Dg nanouk okpik an acclaimed Inuit poet shares readings from her new book, “Corspe Whale” last Wednesday at the Johnny Arlee and Victor Charlo Theatre. (Lailani Upham photo) Dg nanouk okpik an acclaimed Inuit poet shares readings from her new book, “Corspe Whale” last Wednesday at the Johnny Arlee and Victor Charlo Theatre. (Lailani Upham photo)

PABLO — Rays of light shine from her eyes, and her smile remains fixed with a beam of happiness that is felt across a room. Next, her airy, sweet, voice touches the hearts of each listener as the words of her poems are pictured in the minds of those assembled in a dimly lit theatre on the Salish Kootenai College campus last Wednesday afternoon.

Inuit poet and Institute of American Indian Arts instructor, dg nanouk okpik, captured a fairly large audience with readings from her newest book, “Corpse Whale.”

“I feel so grounded and so at home here,” she said as she opened up to the eager listeners.

Okpik attended SKC over 15 years ago and said she found a home away from home. She described feeling adrift when she first arrived on the campus of SKC. However, the SKC ambiance did not take long to help her find her calling.

Her first class was in Corky Clairmont’s, “Native American Images in Film.”

“It woke me up in such a way that I felt I had to finish college – and share my voice.” Her voice was her creative writings.

She said it was in that class she saw the images of Native Americans in the early years of film making that Native peoples were portrayed completely wrong.

(L to R) Linda Ferris with daughters, Siliye, Susseli and Maii Pete, sing an honor song for a long time friend and poet dg nanouk okpik. (Lailani Upham photo) (L to R) Linda Ferris with daughters, Siliye, Susseli and Maii Pete, sing an honor song for a long time friend and poet dg nanouk okpik. (Lailani Upham photo)

She felt her gift of writing could be used to do what she knew she could do portray who her (tribal) people really are.

“Writing is what I am. It is what I know.”

Her name was given to her to her through elders of her family. She did not understand the words of her tribal language and said she was embarrassed to ask.

One day she found out what her name meant through common conversation. She had been answering to the name, “old story teller.”

“I meant so much, it was an honor,” she told the crowd.

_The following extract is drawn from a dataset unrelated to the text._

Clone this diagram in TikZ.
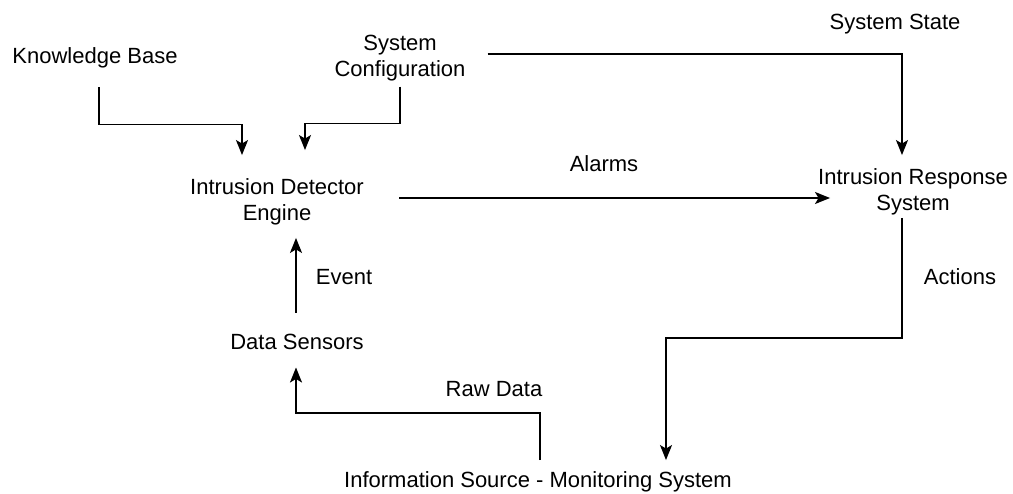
\documentclass[tikz,border=0pt]{standalone}
\usepackage{fontspec}
\setmainfont{Liberation Sans}
\usetikzlibrary{arrows.meta}
\begin{document}
\begin{tikzpicture}[x=1pt,y=-1pt,
  lbl/.style={font=\fontsize{22}{26}\selectfont, align=center, inner sep=0pt},
  arr/.style={line width=1.6pt, -{Stealth[length=15pt,width=12pt,inset=3.5pt]}}]
\useasboundingbox (0,0) rectangle (1013,494);
\node[lbl] (kb) at (95,58) {Knowledge Base};
\node[lbl] (sc) at (400,58) {System\\Configuration};
\node[lbl] (ss) at (895,24) {System State};
\node[lbl] (ide) at (277,202) {Intrusion Detector\\Engine};
\node[lbl] (al) at (604,164) {Alarms};
\node[lbl] (irs) at (913,192) {Intrusion Response\\System};
\node[lbl] (ev) at (344,277) {Event};
\node[lbl] (ac) at (960,277) {Actions};
\node[lbl] (ds) at (297,342) {Data Sensors};
\node[lbl] (rd) at (494,389) {Raw Data};
\node[lbl] (is) at (538,482) {Information Source - Monitoring System};
% connectors
\draw[arr] ([xshift=4pt,yshift=-19pt]kb.south) -- ++(0,37) -| ([xshift=-35pt,yshift=23.5pt]ide.north);
\draw[arr] ([yshift=-5.5pt]sc.south) -- ++(0,37) -| ([xshift=28pt,yshift=28.5pt]ide.north);
\draw[arr] ([xshift=22pt,yshift=4pt]sc.east) -| ([xshift=-11pt,yshift=13.5pt]irs.north);
\draw[arr] ([xshift=35pt,yshift=4pt]ide.east) -- ([xshift=12pt,yshift=-6pt]irs.west);
\draw[arr] ([xshift=-11pt,yshift=-2.5pt]irs.south) -- ++(0,120) -| ([xshift=128pt,yshift=11.5pt]is.north);
\draw[arr] ([xshift=2pt,yshift=11.5pt]is.north) -- ++(0,-47) -| ([xshift=-1pt,yshift=-17.5pt]ds.south);
\draw[arr] ([xshift=-1pt,yshift=21.5pt]ds.north) -- ([xshift=19pt,yshift=-12.5pt]ide.south);
\end{tikzpicture}
\end{document}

She said she felt a special feeling in that name and to be seen as a person that respected words in such a way, okpik shared.

She said she believed that words have many meanings and as a writer one needs to know this, to be used as tool.

“Words are sacred,” she spoke in a delicate yet strong sound.

She heartened to the crowd of mostly SKC staff and students in closing statement that, “We must know where we (tribal people) are and where we are going. And art has something to do with that (knowing). It makes me very happy that I can be part of that.”

The poetry reading and book signing was brought to the community by SKC, Potomac School, University of Montana Native American Studies Department, Missoula Writing Collaborative, Montana Writing Project, Montana Poet Laureate Sheryl Noethe and Heather Cahoon.

Corpse Whale is available at the SKC Bookstore.